STATED GOAL
Go through the listing and set it down exactly, leaving out its pictures.

— START SUPPLIED MATERIAL —

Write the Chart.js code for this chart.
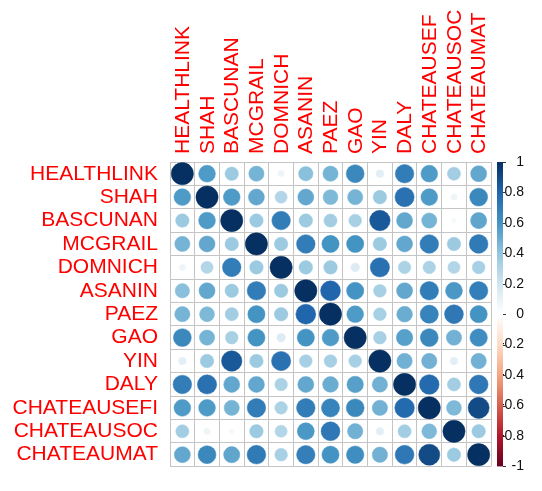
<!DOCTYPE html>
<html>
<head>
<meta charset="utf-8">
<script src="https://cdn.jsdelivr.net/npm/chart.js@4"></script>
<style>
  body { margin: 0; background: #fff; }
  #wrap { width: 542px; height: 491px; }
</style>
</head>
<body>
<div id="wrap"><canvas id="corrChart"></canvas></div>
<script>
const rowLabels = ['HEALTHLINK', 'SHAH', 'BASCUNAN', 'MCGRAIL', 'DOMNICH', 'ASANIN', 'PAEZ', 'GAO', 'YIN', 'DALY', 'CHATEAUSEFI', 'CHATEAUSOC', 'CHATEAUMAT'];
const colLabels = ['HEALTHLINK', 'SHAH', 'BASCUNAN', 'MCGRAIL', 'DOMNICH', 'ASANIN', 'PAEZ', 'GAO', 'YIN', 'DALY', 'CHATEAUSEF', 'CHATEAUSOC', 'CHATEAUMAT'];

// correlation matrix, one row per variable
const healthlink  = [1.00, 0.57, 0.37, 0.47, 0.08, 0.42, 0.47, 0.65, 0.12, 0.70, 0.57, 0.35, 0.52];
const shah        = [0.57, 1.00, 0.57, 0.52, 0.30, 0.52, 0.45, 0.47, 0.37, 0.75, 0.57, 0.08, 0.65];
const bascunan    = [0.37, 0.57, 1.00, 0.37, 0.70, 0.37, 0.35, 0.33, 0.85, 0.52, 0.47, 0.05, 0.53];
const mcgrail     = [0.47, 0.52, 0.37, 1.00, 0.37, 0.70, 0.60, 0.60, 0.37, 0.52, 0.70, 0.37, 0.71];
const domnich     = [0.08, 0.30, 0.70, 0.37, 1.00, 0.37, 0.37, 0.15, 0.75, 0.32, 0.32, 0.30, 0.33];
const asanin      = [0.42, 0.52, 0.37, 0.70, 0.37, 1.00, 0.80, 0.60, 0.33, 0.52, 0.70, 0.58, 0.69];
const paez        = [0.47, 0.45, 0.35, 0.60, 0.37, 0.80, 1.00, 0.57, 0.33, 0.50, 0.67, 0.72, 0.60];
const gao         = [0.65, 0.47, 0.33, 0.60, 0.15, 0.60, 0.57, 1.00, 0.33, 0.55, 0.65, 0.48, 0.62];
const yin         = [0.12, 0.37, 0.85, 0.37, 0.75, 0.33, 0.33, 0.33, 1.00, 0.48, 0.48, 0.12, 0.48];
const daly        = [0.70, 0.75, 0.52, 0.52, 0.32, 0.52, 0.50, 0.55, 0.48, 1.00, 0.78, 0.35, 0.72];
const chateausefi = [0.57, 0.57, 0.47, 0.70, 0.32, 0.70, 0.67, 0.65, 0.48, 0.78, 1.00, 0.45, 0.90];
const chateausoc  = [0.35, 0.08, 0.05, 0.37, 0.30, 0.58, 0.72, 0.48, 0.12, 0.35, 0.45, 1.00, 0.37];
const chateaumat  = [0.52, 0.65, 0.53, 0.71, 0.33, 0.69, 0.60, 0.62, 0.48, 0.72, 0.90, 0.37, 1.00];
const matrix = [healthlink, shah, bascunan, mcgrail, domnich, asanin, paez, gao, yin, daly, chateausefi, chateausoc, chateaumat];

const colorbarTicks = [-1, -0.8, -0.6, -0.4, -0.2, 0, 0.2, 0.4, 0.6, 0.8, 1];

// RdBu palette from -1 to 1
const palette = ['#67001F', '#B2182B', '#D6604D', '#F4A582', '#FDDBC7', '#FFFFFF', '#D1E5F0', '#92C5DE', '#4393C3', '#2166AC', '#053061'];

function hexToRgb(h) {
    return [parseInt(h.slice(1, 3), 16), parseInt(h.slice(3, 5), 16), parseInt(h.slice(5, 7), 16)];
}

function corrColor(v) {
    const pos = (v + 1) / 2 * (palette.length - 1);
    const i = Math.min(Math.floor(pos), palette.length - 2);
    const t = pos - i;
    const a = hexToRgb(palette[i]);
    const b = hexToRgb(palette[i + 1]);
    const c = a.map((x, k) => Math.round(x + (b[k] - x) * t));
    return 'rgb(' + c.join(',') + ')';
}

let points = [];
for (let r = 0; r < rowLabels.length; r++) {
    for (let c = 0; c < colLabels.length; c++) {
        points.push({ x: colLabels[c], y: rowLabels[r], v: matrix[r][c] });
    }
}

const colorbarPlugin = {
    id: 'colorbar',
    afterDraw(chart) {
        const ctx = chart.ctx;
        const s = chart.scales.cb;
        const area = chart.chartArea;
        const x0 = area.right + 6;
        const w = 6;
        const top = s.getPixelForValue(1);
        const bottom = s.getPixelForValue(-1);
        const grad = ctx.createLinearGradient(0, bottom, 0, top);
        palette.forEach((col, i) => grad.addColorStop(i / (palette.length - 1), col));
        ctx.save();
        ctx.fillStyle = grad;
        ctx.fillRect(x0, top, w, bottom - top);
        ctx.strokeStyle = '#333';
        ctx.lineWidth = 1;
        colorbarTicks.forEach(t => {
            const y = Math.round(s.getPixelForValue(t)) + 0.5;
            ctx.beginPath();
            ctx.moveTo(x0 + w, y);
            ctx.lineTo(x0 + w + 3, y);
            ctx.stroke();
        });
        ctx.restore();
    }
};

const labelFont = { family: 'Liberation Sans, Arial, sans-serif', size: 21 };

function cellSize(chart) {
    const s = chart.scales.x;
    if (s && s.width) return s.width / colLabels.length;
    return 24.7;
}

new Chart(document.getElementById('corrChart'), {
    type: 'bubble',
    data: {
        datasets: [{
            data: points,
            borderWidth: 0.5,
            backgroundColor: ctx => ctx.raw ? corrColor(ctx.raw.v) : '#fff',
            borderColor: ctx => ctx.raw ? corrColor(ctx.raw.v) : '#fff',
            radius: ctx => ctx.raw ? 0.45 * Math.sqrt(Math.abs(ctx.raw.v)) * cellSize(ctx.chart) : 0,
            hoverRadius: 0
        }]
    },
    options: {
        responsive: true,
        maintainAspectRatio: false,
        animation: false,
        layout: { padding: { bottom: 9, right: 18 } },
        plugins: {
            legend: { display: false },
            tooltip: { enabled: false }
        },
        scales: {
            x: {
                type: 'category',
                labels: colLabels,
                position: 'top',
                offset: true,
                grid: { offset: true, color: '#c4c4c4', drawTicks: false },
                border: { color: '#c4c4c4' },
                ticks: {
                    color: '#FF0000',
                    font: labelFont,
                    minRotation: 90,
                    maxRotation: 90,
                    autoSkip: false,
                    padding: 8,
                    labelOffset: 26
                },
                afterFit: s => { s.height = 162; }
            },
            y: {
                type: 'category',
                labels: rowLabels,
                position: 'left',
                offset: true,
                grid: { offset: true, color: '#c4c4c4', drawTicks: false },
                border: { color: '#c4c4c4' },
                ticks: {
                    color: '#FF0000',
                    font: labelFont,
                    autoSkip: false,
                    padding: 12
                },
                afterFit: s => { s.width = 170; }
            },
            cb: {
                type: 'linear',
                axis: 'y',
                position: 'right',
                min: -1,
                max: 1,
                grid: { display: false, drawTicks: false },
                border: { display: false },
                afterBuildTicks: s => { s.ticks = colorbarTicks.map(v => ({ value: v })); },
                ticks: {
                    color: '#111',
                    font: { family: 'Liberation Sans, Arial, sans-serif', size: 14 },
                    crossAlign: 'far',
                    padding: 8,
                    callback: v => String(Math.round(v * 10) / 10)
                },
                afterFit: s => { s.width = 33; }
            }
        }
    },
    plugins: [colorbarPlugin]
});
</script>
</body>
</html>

— END SUPPLIED MATERIAL —

RIGHT ANSWER
Write the Chart.js code for this chart.
<!DOCTYPE html>
<html>
<head>
<meta charset="utf-8">
<script src="https://cdn.jsdelivr.net/npm/chart.js@4"></script>
<style>
  body { margin: 0; background: #fff; }
  #wrap { width: 542px; height: 491px; }
</style>
</head>
<body>
<div id="wrap"><canvas id="corrChart"></canvas></div>
<script>
const rowLabels = ['HEALTHLINK', 'SHAH', 'BASCUNAN', 'MCGRAIL', 'DOMNICH', 'ASANIN', 'PAEZ', 'GAO', 'YIN', 'DALY', 'CHATEAUSEFI', 'CHATEAUSOC', 'CHATEAUMAT'];
const colLabels = ['HEALTHLINK', 'SHAH', 'BASCUNAN', 'MCGRAIL', 'DOMNICH', 'ASANIN', 'PAEZ', 'GAO', 'YIN', 'DALY', 'CHATEAUSEF', 'CHATEAUSOC', 'CHATEAUMAT'];

// correlation matrix, one row per variable
const healthlink  = [1.00, 0.57, 0.37, 0.47, 0.08, 0.42, 0.47, 0.65, 0.12, 0.70, 0.57, 0.35, 0.52];
const shah        = [0.57, 1.00, 0.57, 0.52, 0.30, 0.52, 0.45, 0.47, 0.37, 0.75, 0.57, 0.08, 0.65];
const bascunan    = [0.37, 0.57, 1.00, 0.37, 0.70, 0.37, 0.35, 0.33, 0.85, 0.52, 0.47, 0.05, 0.53];
const mcgrail     = [0.47, 0.52, 0.37, 1.00, 0.37, 0.70, 0.60, 0.60, 0.37, 0.52, 0.70, 0.37, 0.71];
const domnich     = [0.08, 0.30, 0.70, 0.37, 1.00, 0.37, 0.37, 0.15, 0.75, 0.32, 0.32, 0.30, 0.33];
const asanin      = [0.42, 0.52, 0.37, 0.70, 0.37, 1.00, 0.80, 0.60, 0.33, 0.52, 0.70, 0.58, 0.69];
const paez        = [0.47, 0.45, 0.35, 0.60, 0.37, 0.80, 1.00, 0.57, 0.33, 0.50, 0.67, 0.72, 0.60];
const gao         = [0.65, 0.47, 0.33, 0.60, 0.15, 0.60, 0.57, 1.00, 0.33, 0.55, 0.65, 0.48, 0.62];
const yin         = [0.12, 0.37, 0.85, 0.37, 0.75, 0.33, 0.33, 0.33, 1.00, 0.48, 0.48, 0.12, 0.48];
const daly        = [0.70, 0.75, 0.52, 0.52, 0.32, 0.52, 0.50, 0.55, 0.48, 1.00, 0.78, 0.35, 0.72];
const chateausefi = [0.57, 0.57, 0.47, 0.70, 0.32, 0.70, 0.67, 0.65, 0.48, 0.78, 1.00, 0.45, 0.90];
const chateausoc  = [0.35, 0.08, 0.05, 0.37, 0.30, 0.58, 0.72, 0.48, 0.12, 0.35, 0.45, 1.00, 0.37];
const chateaumat  = [0.52, 0.65, 0.53, 0.71, 0.33, 0.69, 0.60, 0.62, 0.48, 0.72, 0.90, 0.37, 1.00];
const matrix = [healthlink, shah, bascunan, mcgrail, domnich, asanin, paez, gao, yin, daly, chateausefi, chateausoc, chateaumat];

const colorbarTicks = [-1, -0.8, -0.6, -0.4, -0.2, 0, 0.2, 0.4, 0.6, 0.8, 1];

// RdBu palette from -1 to 1
const palette = ['#67001F', '#B2182B', '#D6604D', '#F4A582', '#FDDBC7', '#FFFFFF', '#D1E5F0', '#92C5DE', '#4393C3', '#2166AC', '#053061'];

function hexToRgb(h) {
    return [parseInt(h.slice(1, 3), 16), parseInt(h.slice(3, 5), 16), parseInt(h.slice(5, 7), 16)];
}

function corrColor(v) {
    const pos = (v + 1) / 2 * (palette.length - 1);
    const i = Math.min(Math.floor(pos), palette.length - 2);
    const t = pos - i;
    const a = hexToRgb(palette[i]);
    const b = hexToRgb(palette[i + 1]);
    const c = a.map((x, k) => Math.round(x + (b[k] - x) * t));
    return 'rgb(' + c.join(',') + ')';
}

let points = [];
for (let r = 0; r < rowLabels.length; r++) {
    for (let c = 0; c < colLabels.length; c++) {
        points.push({ x: colLabels[c], y: rowLabels[r], v: matrix[r][c] });
    }
}

const colorbarPlugin = {
    id: 'colorbar',
    afterDraw(chart) {
        const ctx = chart.ctx;
        const s = chart.scales.cb;
        const area = chart.chartArea;
        const x0 = area.right + 6;
        const w = 6;
        const top = s.getPixelForValue(1);
        const bottom = s.getPixelForValue(-1);
        const grad = ctx.createLinearGradient(0, bottom, 0, top);
        palette.forEach((col, i) => grad.addColorStop(i / (palette.length - 1), col));
        ctx.save();
        ctx.fillStyle = grad;
        ctx.fillRect(x0, top, w, bottom - top);
        ctx.strokeStyle = '#333';
        ctx.lineWidth = 1;
        colorbarTicks.forEach(t => {
            const y = Math.round(s.getPixelForValue(t)) + 0.5;
            ctx.beginPath();
            ctx.moveTo(x0 + w, y);
            ctx.lineTo(x0 + w + 3, y);
            ctx.stroke();
        });
        ctx.restore();
    }
};

const labelFont = { family: 'Liberation Sans, Arial, sans-serif', size: 21 };

function cellSize(chart) {
    const s = chart.scales.x;
    if (s && s.width) return s.width / colLabels.length;
    return 24.7;
}

new Chart(document.getElementById('corrChart'), {
    type: 'bubble',
    data: {
        datasets: [{
            data: points,
            borderWidth: 0.5,
            backgroundColor: ctx => ctx.raw ? corrColor(ctx.raw.v) : '#fff',
            borderColor: ctx => ctx.raw ? corrColor(ctx.raw.v) : '#fff',
            radius: ctx => ctx.raw ? 0.45 * Math.sqrt(Math.abs(ctx.raw.v)) * cellSize(ctx.chart) : 0,
            hoverRadius: 0
        }]
    },
    options: {
        responsive: true,
        maintainAspectRatio: false,
        animation: false,
        layout: { padding: { bottom: 9, right: 18 } },
        plugins: {
            legend: { display: false },
            tooltip: { enabled: false }
        },
        scales: {
            x: {
                type: 'category',
                labels: colLabels,
                position: 'top',
                offset: true,
                grid: { offset: true, color: '#c4c4c4', drawTicks: false },
                border: { color: '#c4c4c4' },
                ticks: {
                    color: '#FF0000',
                    font: labelFont,
                    minRotation: 90,
                    maxRotation: 90,
                    autoSkip: false,
                    padding: 8,
                    labelOffset: 26
                },
                afterFit: s => { s.height = 162; }
            },
            y: {
                type: 'category',
                labels: rowLabels,
                position: 'left',
                offset: true,
                grid: { offset: true, color: '#c4c4c4', drawTicks: false },
                border: { color: '#c4c4c4' },
                ticks: {
                    color: '#FF0000',
                    font: labelFont,
                    autoSkip: false,
                    padding: 12
                },
                afterFit: s => { s.width = 170; }
            },
            cb: {
                type: 'linear',
                axis: 'y',
                position: 'right',
                min: -1,
                max: 1,
                grid: { display: false, drawTicks: false },
                border: { display: false },
                afterBuildTicks: s => { s.ticks = colorbarTicks.map(v => ({ value: v })); },
                ticks: {
                    color: '#111',
                    font: { family: 'Liberation Sans, Arial, sans-serif', size: 14 },
                    crossAlign: 'far',
                    padding: 8,
                    callback: v => String(Math.round(v * 10) / 10)
                },
                afterFit: s => { s.width = 33; }
            }
        }
    },
    plugins: [colorbarPlugin]
});
</script>
</body>
</html>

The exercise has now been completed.